We have followed discussion surrounding the decision by the Electoral Commission (EC), to charge GH¢50,000 and GH¢10,000 as nomination filing fees for presidential and parliamentary candidates respectively.

The decision has received mixed reactions as some have labeled it as excessive while others think that the EC is justified in pegging the fees at the rate as announced.

It is important to note that in 2012, parliamentary candidates paid GH¢1,000 while the presidential nominees paid GH¢10,000.

This year’s filing fees have no doubt been substantially increased, and in the case of the presidential candidates, it is up to about 5,000 per cent.

The EC might have reasons for increasing the fee to the levels it did, and might have taken into consideration various factors to arrive at the current fees.

While some have justified it and argued that it is an incentive for parties to work hard as any presidential candidate that attains 25 per cent in the polls and parliamentary candidate who earns 12 per cent would get a refund, others think that the fees are excessively high.

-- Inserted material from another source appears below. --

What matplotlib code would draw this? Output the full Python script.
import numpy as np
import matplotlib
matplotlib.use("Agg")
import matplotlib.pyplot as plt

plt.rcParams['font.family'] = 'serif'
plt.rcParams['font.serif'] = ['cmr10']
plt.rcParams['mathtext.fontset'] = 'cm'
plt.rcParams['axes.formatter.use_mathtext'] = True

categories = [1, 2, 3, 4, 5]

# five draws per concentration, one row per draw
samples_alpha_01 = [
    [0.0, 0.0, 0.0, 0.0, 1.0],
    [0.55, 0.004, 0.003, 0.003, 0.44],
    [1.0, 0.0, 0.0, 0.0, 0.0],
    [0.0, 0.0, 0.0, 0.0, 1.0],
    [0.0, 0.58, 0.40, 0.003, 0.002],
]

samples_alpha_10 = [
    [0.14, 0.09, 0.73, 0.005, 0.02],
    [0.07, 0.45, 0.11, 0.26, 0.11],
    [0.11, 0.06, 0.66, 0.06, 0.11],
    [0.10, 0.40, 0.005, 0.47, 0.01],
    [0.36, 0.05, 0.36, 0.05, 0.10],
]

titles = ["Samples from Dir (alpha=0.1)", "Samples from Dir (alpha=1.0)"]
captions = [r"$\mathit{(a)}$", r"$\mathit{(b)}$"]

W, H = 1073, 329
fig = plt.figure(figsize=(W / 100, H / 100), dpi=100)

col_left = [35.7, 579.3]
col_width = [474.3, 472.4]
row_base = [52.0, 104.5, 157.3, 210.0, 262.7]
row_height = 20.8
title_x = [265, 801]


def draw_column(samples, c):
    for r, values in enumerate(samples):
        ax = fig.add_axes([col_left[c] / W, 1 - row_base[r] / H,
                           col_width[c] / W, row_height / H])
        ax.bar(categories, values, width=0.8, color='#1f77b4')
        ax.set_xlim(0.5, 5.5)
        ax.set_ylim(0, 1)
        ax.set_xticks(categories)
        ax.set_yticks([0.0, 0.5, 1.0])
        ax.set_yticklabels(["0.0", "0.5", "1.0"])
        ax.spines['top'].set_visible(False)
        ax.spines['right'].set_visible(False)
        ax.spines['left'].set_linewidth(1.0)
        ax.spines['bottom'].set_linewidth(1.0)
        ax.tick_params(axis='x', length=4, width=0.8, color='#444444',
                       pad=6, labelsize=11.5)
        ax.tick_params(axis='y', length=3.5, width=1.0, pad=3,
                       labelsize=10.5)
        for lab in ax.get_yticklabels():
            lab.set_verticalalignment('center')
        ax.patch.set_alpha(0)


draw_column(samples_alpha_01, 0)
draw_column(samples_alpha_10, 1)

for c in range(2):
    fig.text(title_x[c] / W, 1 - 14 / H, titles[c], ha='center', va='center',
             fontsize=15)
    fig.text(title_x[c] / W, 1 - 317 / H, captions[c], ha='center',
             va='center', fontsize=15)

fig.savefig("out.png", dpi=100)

We are fully aware that the EC has the mandate to fix the fees and conscious of the fact that the monies are deposits which could be refunded based on the performance of the candidates, we nonetheless are of the view that the fees must be reviewed.

Our argument is purely based on the fact that the percentage increase from the 2012 fees appears massive and cannot be justified on economic conditions prevailing in the country.

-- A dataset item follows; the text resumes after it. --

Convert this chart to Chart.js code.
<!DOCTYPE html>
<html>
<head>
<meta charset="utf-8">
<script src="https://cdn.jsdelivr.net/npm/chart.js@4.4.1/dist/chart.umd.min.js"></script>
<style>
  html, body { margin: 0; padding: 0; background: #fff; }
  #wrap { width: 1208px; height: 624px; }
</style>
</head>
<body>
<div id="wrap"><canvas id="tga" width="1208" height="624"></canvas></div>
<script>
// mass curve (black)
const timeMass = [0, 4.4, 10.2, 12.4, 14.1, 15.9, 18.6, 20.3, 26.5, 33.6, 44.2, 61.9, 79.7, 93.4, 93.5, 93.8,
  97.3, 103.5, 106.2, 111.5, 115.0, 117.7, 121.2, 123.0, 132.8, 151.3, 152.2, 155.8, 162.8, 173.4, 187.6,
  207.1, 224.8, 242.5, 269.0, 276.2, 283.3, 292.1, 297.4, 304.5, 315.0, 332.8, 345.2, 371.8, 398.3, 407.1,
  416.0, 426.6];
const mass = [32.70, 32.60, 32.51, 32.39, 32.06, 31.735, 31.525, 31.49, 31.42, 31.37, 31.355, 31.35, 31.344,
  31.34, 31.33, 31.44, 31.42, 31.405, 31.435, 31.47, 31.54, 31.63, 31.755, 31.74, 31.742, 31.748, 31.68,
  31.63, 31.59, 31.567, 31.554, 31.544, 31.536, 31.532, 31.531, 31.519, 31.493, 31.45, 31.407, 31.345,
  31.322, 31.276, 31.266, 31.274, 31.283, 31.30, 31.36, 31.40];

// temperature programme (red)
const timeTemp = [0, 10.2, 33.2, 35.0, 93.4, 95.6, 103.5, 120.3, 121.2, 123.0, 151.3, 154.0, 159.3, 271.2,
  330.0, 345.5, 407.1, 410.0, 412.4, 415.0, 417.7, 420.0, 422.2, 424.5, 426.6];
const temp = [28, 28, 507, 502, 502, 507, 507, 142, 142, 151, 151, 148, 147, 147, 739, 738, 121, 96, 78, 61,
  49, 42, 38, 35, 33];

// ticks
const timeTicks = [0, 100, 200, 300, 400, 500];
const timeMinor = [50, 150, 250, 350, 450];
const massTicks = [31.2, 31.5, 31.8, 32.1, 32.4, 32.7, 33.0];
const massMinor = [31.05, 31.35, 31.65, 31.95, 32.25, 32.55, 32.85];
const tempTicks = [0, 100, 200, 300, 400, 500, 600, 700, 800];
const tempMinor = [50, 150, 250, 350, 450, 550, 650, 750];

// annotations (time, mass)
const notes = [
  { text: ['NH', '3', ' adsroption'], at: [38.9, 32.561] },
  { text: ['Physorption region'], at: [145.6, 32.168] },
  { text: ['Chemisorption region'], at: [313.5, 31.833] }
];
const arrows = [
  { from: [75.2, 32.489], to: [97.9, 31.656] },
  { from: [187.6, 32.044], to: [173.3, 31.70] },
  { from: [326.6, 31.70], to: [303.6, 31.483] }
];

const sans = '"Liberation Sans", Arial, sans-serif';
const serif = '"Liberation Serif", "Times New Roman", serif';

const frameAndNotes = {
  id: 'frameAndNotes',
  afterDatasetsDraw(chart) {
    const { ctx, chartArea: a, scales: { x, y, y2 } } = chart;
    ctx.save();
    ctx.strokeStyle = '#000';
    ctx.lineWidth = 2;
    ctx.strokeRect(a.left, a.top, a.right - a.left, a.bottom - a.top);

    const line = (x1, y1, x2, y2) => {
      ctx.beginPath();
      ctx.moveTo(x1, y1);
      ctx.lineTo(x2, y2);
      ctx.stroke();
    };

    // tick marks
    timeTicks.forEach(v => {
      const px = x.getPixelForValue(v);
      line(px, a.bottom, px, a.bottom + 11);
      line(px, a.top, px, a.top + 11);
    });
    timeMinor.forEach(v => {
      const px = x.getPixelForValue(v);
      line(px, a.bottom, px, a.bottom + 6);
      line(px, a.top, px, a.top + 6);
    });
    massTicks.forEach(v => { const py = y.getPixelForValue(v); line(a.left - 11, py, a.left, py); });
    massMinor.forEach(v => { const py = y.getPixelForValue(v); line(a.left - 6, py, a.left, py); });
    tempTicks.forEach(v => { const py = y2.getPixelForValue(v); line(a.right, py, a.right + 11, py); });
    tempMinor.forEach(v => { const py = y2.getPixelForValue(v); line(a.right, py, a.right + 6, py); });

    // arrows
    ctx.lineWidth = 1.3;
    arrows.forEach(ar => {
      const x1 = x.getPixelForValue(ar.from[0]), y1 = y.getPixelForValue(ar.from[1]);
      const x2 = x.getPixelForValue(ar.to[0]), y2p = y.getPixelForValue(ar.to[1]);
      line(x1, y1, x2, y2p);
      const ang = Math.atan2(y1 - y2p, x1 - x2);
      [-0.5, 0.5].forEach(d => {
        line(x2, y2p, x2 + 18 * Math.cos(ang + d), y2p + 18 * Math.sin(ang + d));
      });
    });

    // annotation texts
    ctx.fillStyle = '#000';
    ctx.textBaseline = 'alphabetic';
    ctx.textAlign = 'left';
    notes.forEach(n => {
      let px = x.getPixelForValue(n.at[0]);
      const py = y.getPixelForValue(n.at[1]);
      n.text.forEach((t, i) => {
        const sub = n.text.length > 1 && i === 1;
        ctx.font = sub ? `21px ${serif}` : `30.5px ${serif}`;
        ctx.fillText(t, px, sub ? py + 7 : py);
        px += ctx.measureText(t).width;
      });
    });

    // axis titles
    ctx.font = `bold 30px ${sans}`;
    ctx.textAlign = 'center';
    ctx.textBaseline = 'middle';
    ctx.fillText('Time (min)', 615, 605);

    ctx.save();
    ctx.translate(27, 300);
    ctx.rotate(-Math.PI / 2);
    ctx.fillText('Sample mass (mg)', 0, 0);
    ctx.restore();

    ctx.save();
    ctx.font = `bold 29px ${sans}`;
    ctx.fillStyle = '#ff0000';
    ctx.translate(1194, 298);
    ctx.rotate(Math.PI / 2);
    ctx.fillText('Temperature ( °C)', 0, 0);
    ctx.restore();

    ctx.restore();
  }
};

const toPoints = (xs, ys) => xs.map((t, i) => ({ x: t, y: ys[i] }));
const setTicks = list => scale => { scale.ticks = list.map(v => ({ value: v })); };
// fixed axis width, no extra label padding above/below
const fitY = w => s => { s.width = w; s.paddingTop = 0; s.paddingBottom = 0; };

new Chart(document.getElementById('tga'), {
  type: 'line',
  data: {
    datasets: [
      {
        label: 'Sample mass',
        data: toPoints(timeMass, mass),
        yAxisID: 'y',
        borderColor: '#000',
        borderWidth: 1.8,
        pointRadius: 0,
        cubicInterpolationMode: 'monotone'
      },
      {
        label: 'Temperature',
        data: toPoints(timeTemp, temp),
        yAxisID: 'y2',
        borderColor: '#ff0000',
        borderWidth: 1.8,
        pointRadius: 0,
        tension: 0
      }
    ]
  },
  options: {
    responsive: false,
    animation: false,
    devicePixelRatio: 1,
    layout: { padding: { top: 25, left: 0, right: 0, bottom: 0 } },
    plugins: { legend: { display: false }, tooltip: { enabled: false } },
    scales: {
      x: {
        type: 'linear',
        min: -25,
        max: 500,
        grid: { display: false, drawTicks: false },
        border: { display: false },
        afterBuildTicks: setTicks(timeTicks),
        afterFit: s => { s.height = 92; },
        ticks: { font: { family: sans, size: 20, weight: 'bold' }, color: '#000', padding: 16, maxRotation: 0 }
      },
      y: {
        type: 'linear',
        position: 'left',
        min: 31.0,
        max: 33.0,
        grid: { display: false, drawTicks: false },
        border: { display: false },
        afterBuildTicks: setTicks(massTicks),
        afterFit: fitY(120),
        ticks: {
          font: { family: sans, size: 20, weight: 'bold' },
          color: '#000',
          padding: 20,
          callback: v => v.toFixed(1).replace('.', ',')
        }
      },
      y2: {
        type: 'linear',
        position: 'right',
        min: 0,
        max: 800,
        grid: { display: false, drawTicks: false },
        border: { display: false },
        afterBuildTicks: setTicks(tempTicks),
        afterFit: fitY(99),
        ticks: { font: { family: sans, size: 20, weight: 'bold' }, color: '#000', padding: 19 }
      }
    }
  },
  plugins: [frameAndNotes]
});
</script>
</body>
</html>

If we should go by the trend of increasing the fees in every election year, and going by the percentage increase this year, then in 2020, the filing fee might increase to a million cedis for presidential candidates.

It would be ridiculous to continue to increase the fees each election year which would eventually put the fees beyond the reach of the candidates.

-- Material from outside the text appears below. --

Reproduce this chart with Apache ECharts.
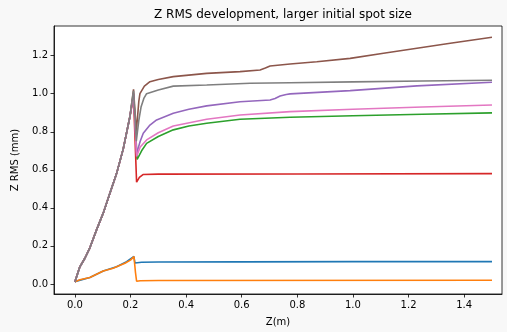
<!DOCTYPE html>
<html>
<head>
<meta charset="utf-8">
<script src="https://cdn.jsdelivr.net/npm/echarts@6/dist/echarts.min.js"></script>
<style type="text/css">
	html,body{margin:0;padding:0;background:#f8f8f8}
	#main{width:507px;height:332px;}
</style>
</head>
<body>
<div id="main"></div>
<script type="text/javascript">
// shared rising part of the six upper curves (z in m, rms in mm)
var riseZ = [0, 0.018, 0.036, 0.054, 0.078, 0.102, 0.126, 0.15, 0.174, 0.198];
var riseV = [0.01, 0.09, 0.135, 0.19, 0.284, 0.372, 0.477, 0.58, 0.71, 0.88];

// C0 blue
var blueZ = [0, 0.054, 0.102, 0.15, 0.186, 0.2125, 0.216, 0.222, 0.24, 0.3, 0.6, 1.0, 1.5];
var blueV = [0.012, 0.034, 0.068, 0.09, 0.117, 0.144, 0.11, 0.11, 0.114, 0.115, 0.116, 0.117, 0.117];
// C1 orange
var orangeZ = [0, 0.018, 0.054, 0.102, 0.138, 0.15, 0.18, 0.2, 0.2125, 0.218, 0.222, 0.235, 0.3, 1.5];
var orangeV = [0.012, 0.022, 0.034, 0.068, 0.082, 0.09, 0.109, 0.125, 0.144, 0.06, 0.014, 0.017, 0.018, 0.019];
// C2 green
var greenZ = [0.211, 0.224, 0.24, 0.258, 0.3, 0.354, 0.41, 0.474, 0.594, 0.774, 1.0, 1.25, 1.5];
var greenV = [1.0, 0.655, 0.70, 0.739, 0.775, 0.81, 0.83, 0.845, 0.866, 0.876, 0.884, 0.892, 0.899];
// C3 red
var redZ = [0.211, 0.222, 0.232, 0.245, 0.3, 0.8, 1.5];
var redV = [0.98, 0.535, 0.56, 0.575, 0.577, 0.578, 0.58];
// C4 purple
var purpleZ = [0.211, 0.222, 0.235, 0.246, 0.27, 0.294, 0.354, 0.41, 0.474, 0.594, 0.702, 0.72, 0.738, 0.76, 0.774, 0.99, 1.23, 1.5];
var purpleV = [1.0, 0.685, 0.75, 0.792, 0.835, 0.862, 0.897, 0.918, 0.936, 0.958, 0.967, 0.975, 0.988, 0.996, 0.999, 1.016, 1.041, 1.06];
// C5 brown
var brownZ = [0.211, 0.221, 0.23, 0.234, 0.25, 0.27, 0.3, 0.354, 0.474, 0.594, 0.666, 0.685, 0.702, 0.774, 0.87, 0.99, 1.11, 1.23, 1.35, 1.5];
var brownV = [1.023, 0.8, 0.96, 1.0, 1.04, 1.063, 1.075, 1.09, 1.107, 1.116, 1.125, 1.135, 1.146, 1.156, 1.168, 1.186, 1.213, 1.239, 1.265, 1.297];
// C6 pink
var pinkZ = [0.211, 0.222, 0.235, 0.258, 0.3, 0.354, 0.474, 0.594, 0.774, 1.0, 1.25, 1.5];
var pinkV = [1.0, 0.67, 0.72, 0.757, 0.795, 0.83, 0.866, 0.888, 0.906, 0.918, 0.93, 0.941];
// C7 gray
var grayZ = [0.211, 0.221, 0.23, 0.238, 0.248, 0.258, 0.3, 0.354, 0.474, 0.63, 0.774, 1.0, 1.25, 1.5];
var grayV = [1.015, 0.75, 0.86, 0.93, 0.975, 1.0, 1.02, 1.04, 1.046, 1.055, 1.058, 1.062, 1.067, 1.071];

var xTicks = [0, 0.2, 0.4, 0.6, 0.8, 1.0, 1.2, 1.4];
var yTicks = [0, 0.2, 0.4, 0.6, 0.8, 1.0, 1.2];

function pairs(z, v){
	var out = [];
	for (var i = 0; i < z.length; i++) out.push([z[i], v[i]]);
	return out;
}
function withRise(z, v){
	return pairs(riseZ.concat(z), riseV.concat(v));
}

var font = 'DejaVu Sans';
function line(color, data){
	return {
		type: 'line',
		data: data,
		showSymbol: false,
		symbol: 'none',
		animation: false,
		lineStyle: {color: color, width: 1.6},
		itemStyle: {color: color}
	};
}

var chart = echarts.init(document.getElementById('main'));
chart.setOption({
	backgroundColor: '#f8f8f8',
	animation: false,
	title: {
		text: 'Z RMS development, larger initial spot size',
		left: 278,
		textAlign: 'center',
		top: 4,
		textStyle: {fontFamily: font, fontSize: 12, fontWeight: 'normal', color: '#000'}
	},
	grid: {
		left: 54, right: 5, top: 26, bottom: 38,
		containLabel: false, outerBoundsMode: 'none',
		show: true, backgroundColor: '#fff', borderColor: '#000', borderWidth: 0.8
	},
	xAxis: {
		type: 'value',
		min: -0.075, max: 1.536,
		name: 'Z(m)',
		nameLocation: 'middle',
		nameGap: 23,
		nameTextStyle: {fontFamily: font, fontSize: 10, color: '#000'},
		splitLine: {show: false},
		axisLine: {show: true, onZero: false, lineStyle: {color: '#000', width: 0.8}},
		axisTick: {show: true, length: 3.5, lineStyle: {color: '#000', width: 0.8}, customValues: xTicks},
		axisLabel: {
			customValues: xTicks, margin: 6,
			fontFamily: font, fontSize: 10, color: '#000',
			formatter: function(v){ return v.toFixed(1); }
		}
	},
	yAxis: {
		type: 'value',
		min: -0.053, max: 1.356,
		name: 'Z RMS (mm)',
		nameLocation: 'middle',
		nameGap: 34,
		nameTextStyle: {fontFamily: font, fontSize: 10, color: '#000'},
		splitLine: {show: false},
		axisLine: {show: true, onZero: false, lineStyle: {color: '#000', width: 0.8}},
		axisTick: {show: true, length: 3.5, lineStyle: {color: '#000', width: 0.8}, customValues: yTicks},
		axisLabel: {
			customValues: yTicks, margin: 6,
			fontFamily: font, fontSize: 10, color: '#000',
			formatter: function(v){ return v.toFixed(1); }
		}
	},
	series: [
		line('#1f77b4', pairs(blueZ, blueV)),
		line('#ff7f0e', pairs(orangeZ, orangeV)),
		line('#2ca02c', withRise(greenZ, greenV)),
		line('#d62728', withRise(redZ, redV)),
		line('#9467bd', withRise(purpleZ, purpleV)),
		line('#8c564b', withRise(brownZ, brownV)),
		line('#e377c2', withRise(pinkZ, pinkV)),
		line('#7f7f7f', withRise(grayZ, grayV))
	]
});
</script>
</body>
</html>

It is essential for the EC to consider the filing fees in conformity with the prevailing economic conditions and the financial strength of the parties.

We are concerned that if these conditions are not considered in fixing the fees, the EC may be pricing the fees out of the reach of the candidates.

We appeal to the EC to review the fees downwards so as to give every candidate a fair chance of participating in the 2016 general elections.